Although quantum physics is often hard to wrap one’s mind around, most non-scientists are still familiar with the idea of the multiverse, thanks to its many depictions in science fiction. In layman’s terms, every time you make a choice, a universe splits off from another and a new universe is born. In a world full of choice, new universes are always being born, creating an infinite number of parallel universes.
The ongoing theory about the multiverse is that because universes are consistently splitting off into other bubble universes, the multiverse itself is endless (although some of the bubble universes do eventually die). The idea is that particles are always fluctuating, and in fact, some of this fluctuation affected the rapid expansion of the early Universe, rapidly creating new bubble Universes shortly after the Big Bang.
However, this theory has some inherent problems. If there is even a slight chance of everything happening at some point, if you wait long enough, eventually all this collection of matter in these bubble universes makes self-aware disembodied brains.
At this point, obviously, the theory starts bordering on the ridiculous, at least according to Sean Carroll at the California Institute of Technology. So Carroll proposed a new theory that doesn’t include this weird disembodied consciousness. Carroll surmised that bubble universes did not occur during the inflation of the Universe, as the particles present had nothing else to interact with, meaning no quantum fluctuations occurred.
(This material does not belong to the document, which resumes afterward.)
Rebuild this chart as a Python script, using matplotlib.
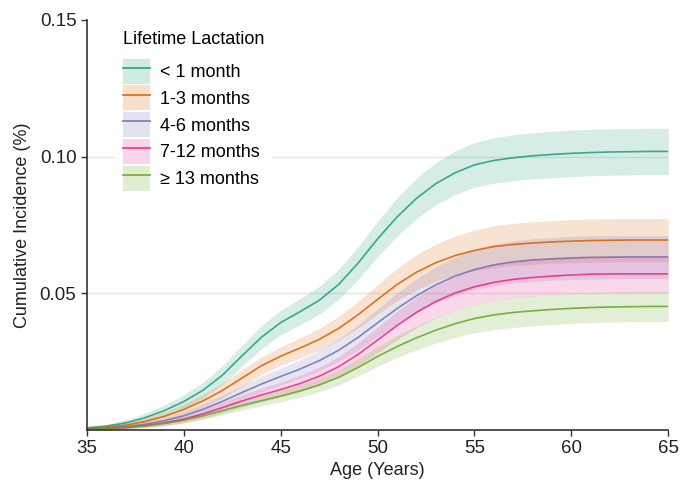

He believes that only after inflation, when these particles became normal particles, were the fluctuations present.
However, there’s still room for the multiverse in Carroll’s theory. He looked at the “observer” concept, which basically means that universes only branch off when we measure a quantum state, which creates quantum fluctuations; each potential outcome ends up with its own universe. This means that the multiverse is not just a bunch of separate bubble parallel universes, but more like universes that overlap each other, having started from the same beginnings. Of course, this then means that the multiverse isn’t endless and that it can die, because at some point, there will be no observers to create the quantum fluctuations needed to create more universes.
It’s a simple theory, at least for quantum physicists, and there isn’t really a right or wrong answer here. But challenging current theories gives us a better understanding of our Universe and its workings.